DIRECTIONS »
Can you write out all the lines word for word, with no pictures?

RECORDED DATA »
— Begin —

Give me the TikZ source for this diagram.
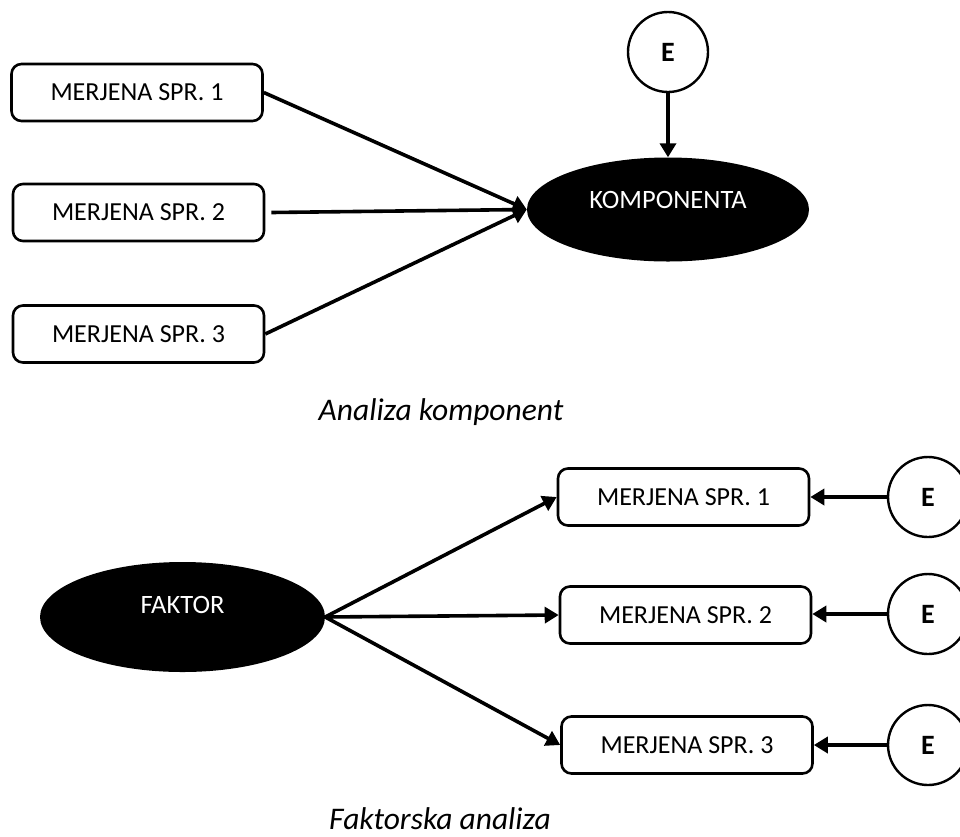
\documentclass[tikz,border=0pt]{standalone}
\usepackage{fontspec}
\setmainfont{Carlito}
\usetikzlibrary{arrows.meta,shapes.geometric}

\tikzset{
  varbox/.style={draw, line width=2.6pt, rounded corners=10pt,
    minimum width=251pt, minimum height=57pt, inner sep=0pt,
    font=\fontsize{26}{30}\selectfont},
  errnode/.style={draw, circle, line width=2.4pt, minimum size=80pt,
    inner sep=0pt, font=\fontsize{28}{32}\selectfont\bfseries},
  latent/.style={ellipse, fill=black, inner sep=0pt},
  latlabel/.style={text=white, font=\fontsize{26.5}{30}\selectfont},
  caption/.style={font=\fontsize{31.5}{36}\selectfont\itshape, anchor=base},
  link/.style={line width=3.6pt, -{Triangle[length=14pt,width=16pt]}}
}

\begin{document}
\begin{tikzpicture}[x=1pt,y=-1pt]
  \useasboundingbox (0,0) rectangle (960,836);

  % ---- principal components ----
  \node[varbox] (a1) at (137,92.5) {MERJENA SPR. 1};
  \node[varbox] (a2) at (138.5,212.5) {MERJENA SPR. 2};
  \node[varbox] (a3) at (138.5,334) {MERJENA SPR. 3};
  \node[latent, minimum width=282pt, minimum height=104pt] (K) at (668,209.5) {};
  \node[latlabel] (Kt) at (668,200) {KOMPONENTA};
  \node[errnode] (eK) at (668,52) {E};

  \draw[link] (a1.east) -- (K.west);
  \draw[link] ([xshift=6pt]a2.east) -- (K.west);
  \draw[link] (a3.east) -- (K.west);
  \draw[link] (eK.south) -- (K.north);

  \node[caption] (capA) at (441,420) {Analiza komponent};

  % ---- factor analysis ----
  \node[latent, minimum width=285pt, minimum height=110pt] (F) at (182.5,617) {};
  \node[latlabel] (Ft) at (182.5,605) {FAKTOR};

  \node[varbox] (b1) at (683.5,497) {MERJENA SPR. 1};
  \node[varbox] (b2) at (685.5,615) {MERJENA SPR. 2};
  \node[varbox] (b3) at (687,745) {MERJENA SPR. 3};

  \node[errnode] (e1) at (928,497) {E};
  \node[errnode] (e2) at (928,614) {E};
  \node[errnode] (e3) at (928,745) {E};

  \draw[link] (F.east) -- (b1.west);
  \draw[link] (F.east) -- (b2.west);
  \draw[link] (F.east) -- (b3.west);

  \draw[link] (e1.west) -- (b1.east);
  \draw[link] (e2.west) -- (b2.east |- e2.west);
  \draw[link] (e3.west) -- (b3.east);

  \node[caption] (capF) at (440,829) {Faktorska analiza};
\end{tikzpicture}
\end{document}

— End —

RIGHT ANSWER »
Give me the TikZ source for this diagram.
\documentclass[tikz,border=0pt]{standalone}
\usepackage{fontspec}
\setmainfont{Carlito}
\usetikzlibrary{arrows.meta,shapes.geometric}

\tikzset{
  varbox/.style={draw, line width=2.6pt, rounded corners=10pt,
    minimum width=251pt, minimum height=57pt, inner sep=0pt,
    font=\fontsize{26}{30}\selectfont},
  errnode/.style={draw, circle, line width=2.4pt, minimum size=80pt,
    inner sep=0pt, font=\fontsize{28}{32}\selectfont\bfseries},
  latent/.style={ellipse, fill=black, inner sep=0pt},
  latlabel/.style={text=white, font=\fontsize{26.5}{30}\selectfont},
  caption/.style={font=\fontsize{31.5}{36}\selectfont\itshape, anchor=base},
  link/.style={line width=3.6pt, -{Triangle[length=14pt,width=16pt]}}
}

\begin{document}
\begin{tikzpicture}[x=1pt,y=-1pt]
  \useasboundingbox (0,0) rectangle (960,836);

  % ---- principal components ----
  \node[varbox] (a1) at (137,92.5) {MERJENA SPR. 1};
  \node[varbox] (a2) at (138.5,212.5) {MERJENA SPR. 2};
  \node[varbox] (a3) at (138.5,334) {MERJENA SPR. 3};
  \node[latent, minimum width=282pt, minimum height=104pt] (K) at (668,209.5) {};
  \node[latlabel] (Kt) at (668,200) {KOMPONENTA};
  \node[errnode] (eK) at (668,52) {E};

  \draw[link] (a1.east) -- (K.west);
  \draw[link] ([xshift=6pt]a2.east) -- (K.west);
  \draw[link] (a3.east) -- (K.west);
  \draw[link] (eK.south) -- (K.north);

  \node[caption] (capA) at (441,420) {Analiza komponent};

  % ---- factor analysis ----
  \node[latent, minimum width=285pt, minimum height=110pt] (F) at (182.5,617) {};
  \node[latlabel] (Ft) at (182.5,605) {FAKTOR};

  \node[varbox] (b1) at (683.5,497) {MERJENA SPR. 1};
  \node[varbox] (b2) at (685.5,615) {MERJENA SPR. 2};
  \node[varbox] (b3) at (687,745) {MERJENA SPR. 3};

  \node[errnode] (e1) at (928,497) {E};
  \node[errnode] (e2) at (928,614) {E};
  \node[errnode] (e3) at (928,745) {E};

  \draw[link] (F.east) -- (b1.west);
  \draw[link] (F.east) -- (b2.west);
  \draw[link] (F.east) -- (b3.west);

  \draw[link] (e1.west) -- (b1.east);
  \draw[link] (e2.west) -- (b2.east |- e2.west);
  \draw[link] (e3.west) -- (b3.east);

  \node[caption] (capF) at (440,829) {Faktorska analiza};
\end{tikzpicture}
\end{document}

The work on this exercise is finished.